# WORK TO DO
Copy out the line that contains "Emit a Python", the line that contains "plt.rcParams['font.family'] = ['Liberation", and every line between them, exactly, and nothing else.

# SUPPLIED MATERIAL

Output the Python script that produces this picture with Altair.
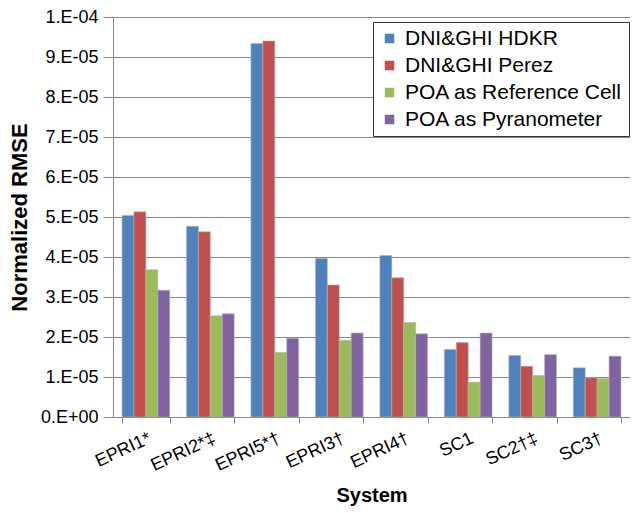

---

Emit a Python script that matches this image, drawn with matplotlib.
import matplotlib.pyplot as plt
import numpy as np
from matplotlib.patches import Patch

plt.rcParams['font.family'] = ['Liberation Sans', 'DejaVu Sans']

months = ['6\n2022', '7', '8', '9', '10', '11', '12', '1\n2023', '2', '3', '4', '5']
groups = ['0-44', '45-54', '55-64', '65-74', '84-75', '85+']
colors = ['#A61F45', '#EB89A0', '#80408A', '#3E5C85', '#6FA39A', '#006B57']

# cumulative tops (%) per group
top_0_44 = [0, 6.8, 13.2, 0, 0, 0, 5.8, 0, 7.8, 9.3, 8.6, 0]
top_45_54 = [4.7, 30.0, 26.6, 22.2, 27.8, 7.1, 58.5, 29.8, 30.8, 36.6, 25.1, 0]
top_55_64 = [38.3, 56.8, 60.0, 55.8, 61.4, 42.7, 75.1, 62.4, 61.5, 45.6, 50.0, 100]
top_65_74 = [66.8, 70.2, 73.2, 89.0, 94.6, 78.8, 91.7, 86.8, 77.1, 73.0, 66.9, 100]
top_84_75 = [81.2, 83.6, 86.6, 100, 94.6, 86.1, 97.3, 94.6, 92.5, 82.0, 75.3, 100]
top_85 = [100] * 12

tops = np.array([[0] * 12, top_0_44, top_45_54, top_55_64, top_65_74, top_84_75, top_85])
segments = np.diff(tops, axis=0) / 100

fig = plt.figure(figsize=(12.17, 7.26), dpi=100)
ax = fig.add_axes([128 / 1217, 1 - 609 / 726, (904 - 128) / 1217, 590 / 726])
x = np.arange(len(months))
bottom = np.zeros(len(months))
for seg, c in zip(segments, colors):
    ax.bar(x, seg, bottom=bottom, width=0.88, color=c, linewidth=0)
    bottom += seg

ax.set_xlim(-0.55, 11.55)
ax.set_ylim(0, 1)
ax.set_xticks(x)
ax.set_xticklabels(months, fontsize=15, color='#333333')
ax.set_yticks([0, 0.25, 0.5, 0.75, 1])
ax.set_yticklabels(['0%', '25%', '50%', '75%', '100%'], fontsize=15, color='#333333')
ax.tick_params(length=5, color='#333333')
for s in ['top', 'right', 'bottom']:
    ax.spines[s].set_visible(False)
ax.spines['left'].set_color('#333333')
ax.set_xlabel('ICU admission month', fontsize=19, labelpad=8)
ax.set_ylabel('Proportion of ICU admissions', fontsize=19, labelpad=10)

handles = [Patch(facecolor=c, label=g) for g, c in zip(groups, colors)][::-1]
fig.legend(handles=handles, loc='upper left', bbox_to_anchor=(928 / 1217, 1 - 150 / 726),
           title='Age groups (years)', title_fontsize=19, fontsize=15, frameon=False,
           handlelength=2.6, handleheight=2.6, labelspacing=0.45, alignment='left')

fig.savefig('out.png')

--

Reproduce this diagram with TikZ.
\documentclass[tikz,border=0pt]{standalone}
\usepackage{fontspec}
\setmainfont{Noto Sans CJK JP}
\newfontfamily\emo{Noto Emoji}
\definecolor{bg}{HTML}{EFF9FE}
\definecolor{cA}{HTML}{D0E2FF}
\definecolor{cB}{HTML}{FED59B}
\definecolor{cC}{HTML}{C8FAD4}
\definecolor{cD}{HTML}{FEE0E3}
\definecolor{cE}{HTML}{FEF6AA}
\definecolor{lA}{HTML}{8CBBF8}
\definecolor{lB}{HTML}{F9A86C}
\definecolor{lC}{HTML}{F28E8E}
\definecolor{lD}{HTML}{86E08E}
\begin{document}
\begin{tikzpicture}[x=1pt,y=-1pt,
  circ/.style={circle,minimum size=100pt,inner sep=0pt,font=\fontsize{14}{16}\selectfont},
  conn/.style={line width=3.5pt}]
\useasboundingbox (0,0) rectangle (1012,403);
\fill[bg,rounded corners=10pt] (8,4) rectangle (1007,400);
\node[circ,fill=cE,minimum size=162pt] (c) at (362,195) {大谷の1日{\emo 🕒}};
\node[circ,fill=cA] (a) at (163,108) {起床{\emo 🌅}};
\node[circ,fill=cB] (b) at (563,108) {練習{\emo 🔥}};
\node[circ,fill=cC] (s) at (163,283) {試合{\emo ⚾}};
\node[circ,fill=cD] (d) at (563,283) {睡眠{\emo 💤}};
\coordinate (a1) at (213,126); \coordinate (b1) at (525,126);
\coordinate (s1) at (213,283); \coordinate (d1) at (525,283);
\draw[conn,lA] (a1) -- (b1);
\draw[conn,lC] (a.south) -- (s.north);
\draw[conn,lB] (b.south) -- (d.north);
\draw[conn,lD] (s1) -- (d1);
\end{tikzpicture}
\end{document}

# FINAL RESULT
Emit a Python script that matches this image, drawn with matplotlib.
import matplotlib.pyplot as plt
import numpy as np
from matplotlib.patches import Patch

plt.rcParams['font.family'] = ['Liberation Sans', 'DejaVu Sans']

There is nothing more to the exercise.